James W. Jawitz, Ph.D., P.E.
Associate Professor
Environmental Hydrology Graduate Coordinator
Soil and Water Science Department
University of Florida

Dr. Jawitz earned a PhD in environmental engineering at the University of Florida in 1999. After teaching in the civil engineering departments at Purdue University and the University of Illinois at Chicago, he is now an associate professor in the Soil and Water Science Department at the University of Florida. He directs the Environmental Hydrology Laboratory and studies human impacts on hydrologic systems with emphases on groundwater and wetlands.

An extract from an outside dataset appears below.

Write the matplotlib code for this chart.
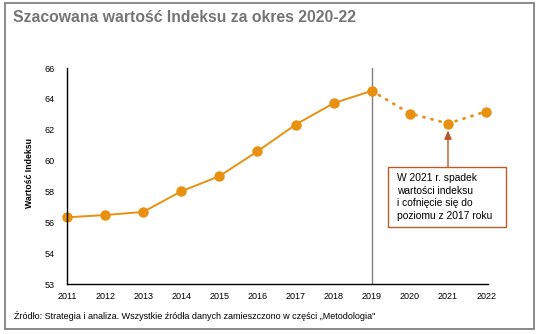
import matplotlib
matplotlib.use("Agg")
import matplotlib.pyplot as plt
from matplotlib.patches import Rectangle

plt.rcParams['font.family'] = ['Liberation Sans', 'DejaVu Sans']

# Index values: actual (2011-2019) and estimated (2019-2022)
years_actual = [2011, 2012, 2013, 2014, 2015, 2016, 2017, 2018, 2019]
values_actual = [56.32, 56.47, 56.67, 58.01, 58.99, 60.60, 62.33, 63.72, 64.52]
years_forecast = [2019, 2020, 2021, 2022]
values_forecast = [64.52, 63.05, 62.40, 63.18]

y_ticks = [52, 54, 56, 58, 60, 62, 64, 66]
y_tick_labels = ["53", "54", "56", "58", "60", "62", "64", "66"]
x_ticks = list(range(2011, 2023))

title = "Szacowana wartość Indeksu za okres 2020-22"
y_label = "Wartość Indeksu"
source = "Źródło: Strategia i analiza. Wszystkie źródła danych zamieszczono w części „Metodologia\""
note = "W 2021 r. spadek\nwartości indeksu\ni cofnięcie się do\npoziomu z 2017 roku"

orange = "#E8900F"
note_col = "#B85A2A"

fig = plt.figure(figsize=(5.4, 3.34), dpi=100)
fig.patch.set_facecolor("white")

# outer frame
fig.add_artist(Rectangle((5/540, 1 - 329/334), 529/540, 326/334,
                         transform=fig.transFigure, fill=False,
                         edgecolor="#808080", linewidth=1.3))

ax = fig.add_axes([67/540, 50/334, 421/540, 216/334])

ax.plot(years_actual, values_actual, color=orange, lw=1.4,
        marker="o", ms=6.5, mec=orange, mfc=orange, zorder=3, clip_on=False)
ax.plot(years_forecast, values_forecast, color=orange, lw=2.0,
        linestyle=(0, (0.4, 2.6)), dash_capstyle="round", zorder=3,
        clip_on=False)
ax.plot(years_forecast[1:], values_forecast[1:], linestyle="none",
        marker="o", ms=6.5, mec=orange, mfc=orange, zorder=3, clip_on=False)

ax.axvline(2019, color="#808080", lw=1, zorder=1)

ax.set_xlim(2011, 2022.05)
ax.set_ylim(52, 66)
ax.set_yticks(y_ticks)
ax.set_yticklabels(y_tick_labels)
ax.set_xticks(x_ticks)
ax.tick_params(axis="both", length=0, labelsize=6.5, colors="black")
ax.tick_params(axis="y", pad=9)
ax.tick_params(axis="x", pad=6)

for side in ("top", "right"):
    ax.spines[side].set_visible(False)
for side in ("left", "bottom"):
    ax.spines[side].set_color("black")
    ax.spines[side].set_linewidth(1)
    ax.spines[side].set_zorder(4)

fig.text(29/540, 1 - 173/334, y_label, fontsize=6.3, fontweight="bold",
         rotation=90, va="center", ha="center")

# annotation about the 2021 dip
box_x0, box_x1 = 2019.42, 2022.52
box_y0, box_y1 = 55.70, 59.58
ax.add_patch(Rectangle((box_x0, box_y0), box_x1 - box_x0, box_y1 - box_y0,
                       fill=True, fc="white", ec=note_col, lw=1,
                       clip_on=False, zorder=5))
ax.annotate("", xy=(2021, values_forecast[2] - 0.45), xytext=(2021, box_y1),
            arrowprops=dict(arrowstyle="-|>,head_length=0.5,head_width=0.22",
                            color=note_col, lw=1, shrinkA=0, shrinkB=0))
ax.text(2019.65, (box_y0 + box_y1) / 2, note, fontsize=7.4, va="center",
        ha="left", linespacing=1.32, zorder=6)

fig.text(13/540, 1 - 18/334, title, fontsize=11.3, fontweight="bold",
         color="#757575", va="center", ha="left")
fig.text(14/540, 1 - 316/334, source, fontsize=6.5, va="center", ha="left")

fig.savefig("out.png", dpi=100)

He has worked on field remediation research projects in Delaware, Florida, Utah, and Ontario, Canada.

Presentation Description
Reactive tracer techniques for predicting DNAPL mass depletion and flux reduction

Aquifer heterogeneity and contaminant architecture are important factors controlling nonaqueous phase liquid dissolution dynamics. Nonreactive and reactive tracers that traverse contaminant source zones enable quantification of aquifer and contaminant heterogeneity such that remediation performance can be predicted with simple source depletion models. Here we present analytical, numerical, and laboratory experimental applications of these techniques. Nonreactive tracers are commonly used to provide information about travel time distributions in hydrologic systems.  Reactive tracers have more recently been introduced as a tool to quantify the amount of NAPL contaminant present within the tracer swept volume. Our group has extended reactive tracer techniques to also characterize NAPL spatial distribution heterogeneity. By conceptualizing the flow field through an aquifer as a collection of streamtubes, the aquifer hydrodynamic heterogeneities may be characterized by a nonreactive tracer travel time distribution, and NAPL spatial distribution heterogeneity may be similarly described using reactive travel time distributions. The combined statistics of these distributions are used to derive a Lagrangian analytical solution for contaminant dissolution. Thus, performance of dissolution-based remedial techniques can be predicted (both in terms of breakthrough curves and mass reduction/flux reduction relationship) using parameters obtained from tracer tests. Illustrative applications are presented from numerical simulations of aqueous dissolution, and laboratory and field-scale experiments of cosolvent- and surfactant-enhanced NAPL remediation.